Source : EURACTIV - Aline Robert - 18/08/2017
Le plan d’action de l’UE annoncé en juillet continue d’être déroulé, malgré des critiques de plus en plus nombreuses.
Après des mouvements de protestations de plusieurs ONG, deux experts du Haut Commissariat de l’ONU aux réfugiés ont haussé le ton contre les choix européens en matière de gestion des migrations, le 17 août.
« Le nouveau plan d’action de l’UE, dont un code de conduite pour les organisations opérant des navires de secours, menace des vies et n’est pas conforme aux normes internationales puisqu’il contraint les migrants à affronter des violations des droits humains en Libye », assure Felipe Gonzalez Morales, rapporteur spécial sur les droits des migrants, ainsi que Nils Melzer, rapporteur spécial sur la torture.
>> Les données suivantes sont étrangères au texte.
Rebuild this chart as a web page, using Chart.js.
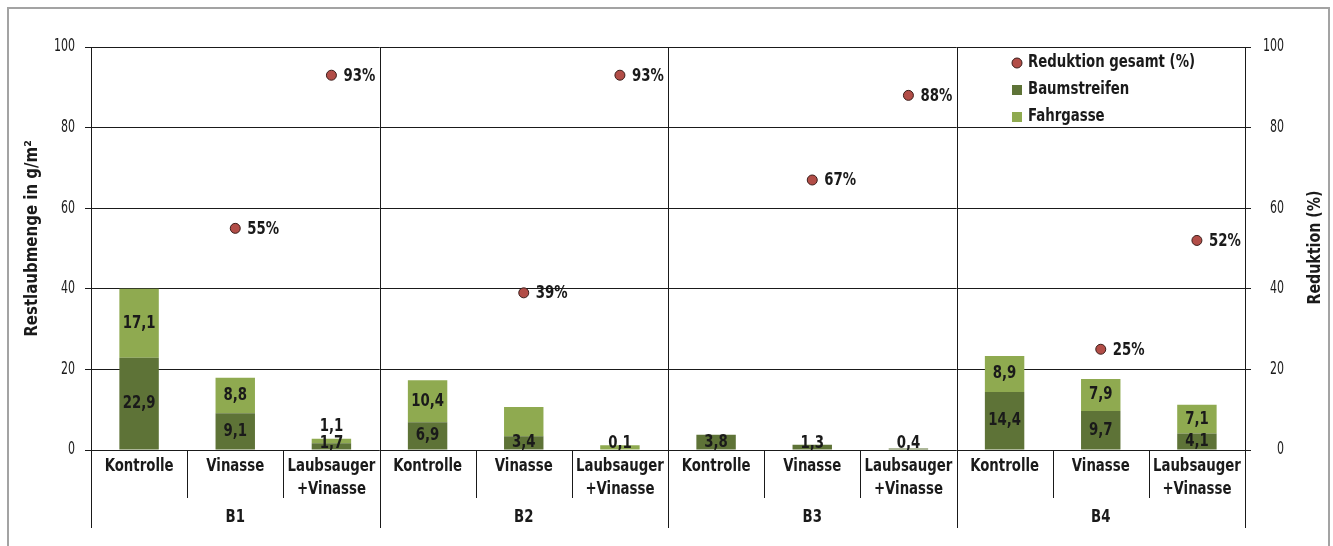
<!DOCTYPE html>
<html><head><meta charset="utf-8">
<script src="https://cdn.jsdelivr.net/npm/chart.js@4"></script>
<style>html,body{margin:0;padding:0;background:#fff;overflow:hidden}canvas{display:block}</style>
</head><body>
<canvas id="c" width="1333" height="546"></canvas>
<script>
const groups = ['B1', 'B2', 'B3', 'B4'];
const treatments = [['Kontrolle'], ['Vinasse'], ['Laubsauger', '+Vinasse']];
const categories = groups.flatMap(() => treatments);
const baumstreifen = [22.9, 9.1, 1.7, 6.9, 3.4, 0.1, 3.8, 1.3, 0.4, 14.4, 9.7, 4.1];
const fahrgasse = [17.1, 8.8, 1.1, 10.4, 7.3, 1.1, 0, 0, 0, 8.9, 7.9, 7.1];
const fahrgasseLabelShown = [true, true, true, true, false, false, false, false, false, true, true, true];
const reduktion = [null, 55, 93, null, 39, 93, null, 67, 88, null, 25, 52];
const yTicks = [0, 20, 40, 60, 80, 100];
const seriesNames = ['Reduktion gesamt (%)', 'Baumstreifen', 'Fahrgasse'];
const yTitle = 'Restlaubmenge in g/m²';
const y2Title = 'Reduktion (%)';

const FONT = "'DejaVu Sans Condensed','Liberation Sans',sans-serif";
const DARK = '#5e7337', LIGHT = '#8faa50', PT = '#b24d47', INK = '#1a1a1a';
const fmt = v => String(v).replace('.', ',');

function txt(c, s, x, y, o = {}) {
  const size = o.size || 17, bold = o.bold !== false, align = o.align || 'center', sx = o.sx || 0.87;
  c.save();
  c.font = (bold ? 'bold ' : '') + size + 'px ' + FONT;
  c.fillStyle = INK; c.textAlign = align; c.textBaseline = 'middle';
  c.translate(x, y);
  if (o.rot) c.rotate(o.rot);
  c.scale(sx, 1);
  c.fillText(s, 0, 0);
  c.restore();
}

const deco = {
  id: 'deco',
  beforeDraw(chart) {
    const c = chart.ctx;
    c.save();
    c.strokeStyle = '#a3a3a3'; c.lineWidth = 2;
    c.strokeRect(8, 8, 1321, 600);
    c.restore();
  },
  afterDatasetsDraw(chart) {
    const c = chart.ctx;
    const m0 = chart.getDatasetMeta(1), m1 = chart.getDatasetMeta(2);
    const area = chart.chartArea;
    for (let i = 0; i < categories.length; i++) {
      const b = m0.data[i];
      const yd = Math.min((b.y + b.base) / 2, area.bottom - 6);
      txt(c, fmt(baumstreifen[i]), b.x, yd);
      if (fahrgasseLabelShown[i]) {
        const f = m1.data[i];
        let yf = (f.y + f.base) / 2;
        if (yd - yf < 17) yf = yd - 17;
        txt(c, fmt(fahrgasse[i]), f.x, yf);
      }
    }
    const mp = chart.getDatasetMeta(0);
    for (let i = 0; i < reduktion.length; i++) {
      if (reduktion[i] == null) continue;
      const p = mp.data[i];
      txt(c, reduktion[i] + '%', p.x + 12, p.y + 1, { align: 'left' });
    }
  },
  afterDraw(chart) {
    const c = chart.ctx, a = chart.chartArea, xs = chart.scales.x, ys = chart.scales.y, ys2 = chart.scales.y2;
    c.save();
    c.strokeStyle = INK; c.lineWidth = 1;
    const line = (x, y1, y2) => { c.beginPath(); c.moveTo(Math.round(x) + 0.5, y1); c.lineTo(Math.round(x) + 0.5, y2); c.stroke(); };
    line(a.left, a.top, 528);
    line(a.right, a.top, 528);
    for (let i = 0; i < categories.length - 1; i++) {
      const x = (xs.getPixelForValue(i) + xs.getPixelForValue(i + 1)) / 2;
      if ((i + 1) % treatments.length === 0) line(x, a.top, 528);
      else line(x, a.bottom, 498);
    }
    c.restore();
    // y tick labels
    yTicks.forEach(v => {
      txt(c, String(v), 75, ys.getPixelForValue(v), { bold: false, align: 'right', sx: 0.72 });
      txt(c, String(v), 1284, ys2.getPixelForValue(v), { bold: false, align: 'right', sx: 0.72 });
    });
    // category labels
    categories.forEach((lab, i) => {
      const x = xs.getPixelForValue(i);
      lab.forEach((l, k) => txt(c, l, x, 467 + k * 23));
    });
    groups.forEach((g, gi) => {
      txt(c, g, xs.getPixelForValue(gi * treatments.length + 1), 518);
    });
    // axis titles
    const mid = (a.top + a.bottom) / 2;
    txt(c, yTitle, 33, mid - 10, { rot: -Math.PI / 2, sx: 0.98 });
    txt(c, y2Title, 1316, mid - 1, { rot: -Math.PI / 2, sx: 0.93 });
    // legend
    c.save();
    c.beginPath(); c.arc(1017, 63, 5, 0, Math.PI * 2); c.fillStyle = PT; c.fill(); c.strokeStyle = '#3a1d1a'; c.lineWidth = 1; c.stroke();
    c.fillStyle = DARK; c.fillRect(1012, 85, 10, 10);
    c.fillStyle = LIGHT; c.fillRect(1012, 112, 10, 10);
    c.restore();
    txt(c, seriesNames[0], 1028, 63, { align: 'left' });
    txt(c, seriesNames[1], 1028, 90, { align: 'left' });
    txt(c, seriesNames[2], 1028, 117, { align: 'left' });
  }
};

new Chart(document.getElementById('c'), {
  data: {
    labels: categories,
    datasets: [
      { type: 'line', label: seriesNames[0], data: reduktion, yAxisID: 'y2', showLine: false,
        pointRadius: 5, pointHoverRadius: 5, pointBackgroundColor: PT, pointBorderColor: '#3a1d1a', pointBorderWidth: 1 },
      { type: 'bar', label: seriesNames[1], data: baumstreifen, backgroundColor: DARK, yAxisID: 'y',
        categoryPercentage: 1, barPercentage: 0.41, stack: 's' },
      { type: 'bar', label: seriesNames[2], data: fahrgasse, backgroundColor: LIGHT, yAxisID: 'y',
        categoryPercentage: 1, barPercentage: 0.41, stack: 's' }
    ]
  },
  options: {
    responsive: false, animation: false, devicePixelRatio: 1,
    layout: { padding: { top: 47, left: 0, right: 0, bottom: 0 } },
    plugins: { legend: { display: false }, tooltip: { enabled: false } },
    scales: {
      x: {
        stacked: true, offset: true,
        grid: { display: false }, border: { display: false },
        ticks: { display: false },
        afterFit: s => { s.height = 96; }
      },
      y: {
        stacked: true, min: 0, max: 100, position: 'left',
        afterBuildTicks: s => { s.ticks = yTicks.map(v => ({ value: v })); },
        grid: { color: INK, lineWidth: 1, tickLength: 6 }, border: { display: false },
        ticks: { display: false },
        afterFit: s => { s.width = 91; }
      },
      y2: {
        min: 0, max: 100, position: 'right',
        afterBuildTicks: s => { s.ticks = yTicks.map(v => ({ value: v })); },
        grid: { drawOnChartArea: false, color: INK, tickLength: 6 }, border: { display: false },
        ticks: { display: false },
        afterFit: s => { s.width = 88; }
      }
    }
  },
  plugins: [deco]
});
</script>
</body></html>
Les ministres de l’Intérieur d’Italie, de France et d’Allemagne avaient évoqué l’hypothèse d’imposer un nouveau code de conduite aux ONG en juillet, qui est en train d’être rédigé par l’Italie. Pour éviter d’avoir à gérer trop de migrants, l’UE envisage de refuser aux ONG le droit d’aller récupérer des migrants près de la Libye notamment, ou d’utiliser certains types de navires. L’hypothèse d’imposer aux navires de rejoindre d’autres pays européens que l’Italie a aussi été évoquée.
Un projet jugé dangereux par les ONG, ne serait-ce que parce que leurs navires souvent surchargés ne peuvent pas parcourir de distances importantes.
Le 15 août, les gardes côtes libyens avaient séquestré des membres d’une ONG espagnole, entraînant une suspension des opérations d’autres structures de sauvetage en mer. L’UE se targue d’aider et de former les garde-côtes libyens ; mais selon Médecins Sans Frontières, qui opère la bateau Aquarius en Méditerranée, les migrants sont tout autant en danger sur l’eau qu’entre les mains de ces garde-côtes.
La Commission sourde face aux critiques
Le plan d’action mis sur la table début juillet par la Commission européenne prévoit un certain nombre de mesures destinées à décharger l’Italie face aux arrivées de migrants, et alors que la répartition des migrants dans les différents pays de l’UE proposée par la Commission européenne ne fonctionne pas, certains pays refusant purement et simplement d’y participer.
Le projet européen de déplacer la frontière européenne en Libye est également vivement critiqué par les experts du Haut commissariat, qui jugent que la Libye ne peut pas être considérée comme un lieu sûr, en raison de conditions de détention inhumaines si les migrants sont arraisonnés par les forces de l’ordre, et de risques sévères pour les droits de l’homme s’ils ne le sont pas.
« La solution n’est pas de restreindre l’accès aux eaux internationales ou de tirer pour menacer les bateaux, comme la Libye le fait régulièrement. Cela risque d’augmenter le nombre de morts de migrants en mer, contrairement à l’obligation de porter secours aux personnes en détresse », estiment les experts onusiens.
Interrogée par Euractiv, la Commission balaie ces points de vue, « qui proviennent d’experts indépendants, et ne reflètent pas nécessairement celui du Haut commissariat aux réfugiés de l’ONU ».
L’UE, à l’instar des pays européens, fait partie des financeurs du Haut Commissariat aux réfugiés, ce qui limite la capacité de l’organisme à prendre des positions tranchées sur le sujet.
L’exécutif européen confirme aussi que le plan d’action dévoilé en juillet progresse. Le président de la Commission, Jean-Claude Juncker, a ainsi envoyé une missive au président du conseil italien, qui lui a répondu cette semaine.
L’exécutif s’y est engagé à accélérer la relocalisation des migrants, à mobiliser des fonds et du personnel supplémentaires pour les opérations de retour et les procédures d’asile.
Les critiques des ONG et des rapporteurs indépendants ne semblent donc avoir aucun impact, si ce n’est dans le discours. « Nous travaillons ensemble à une priorité, qui est de réduire le nombre de victimes en mer », assure l’exécutif européen.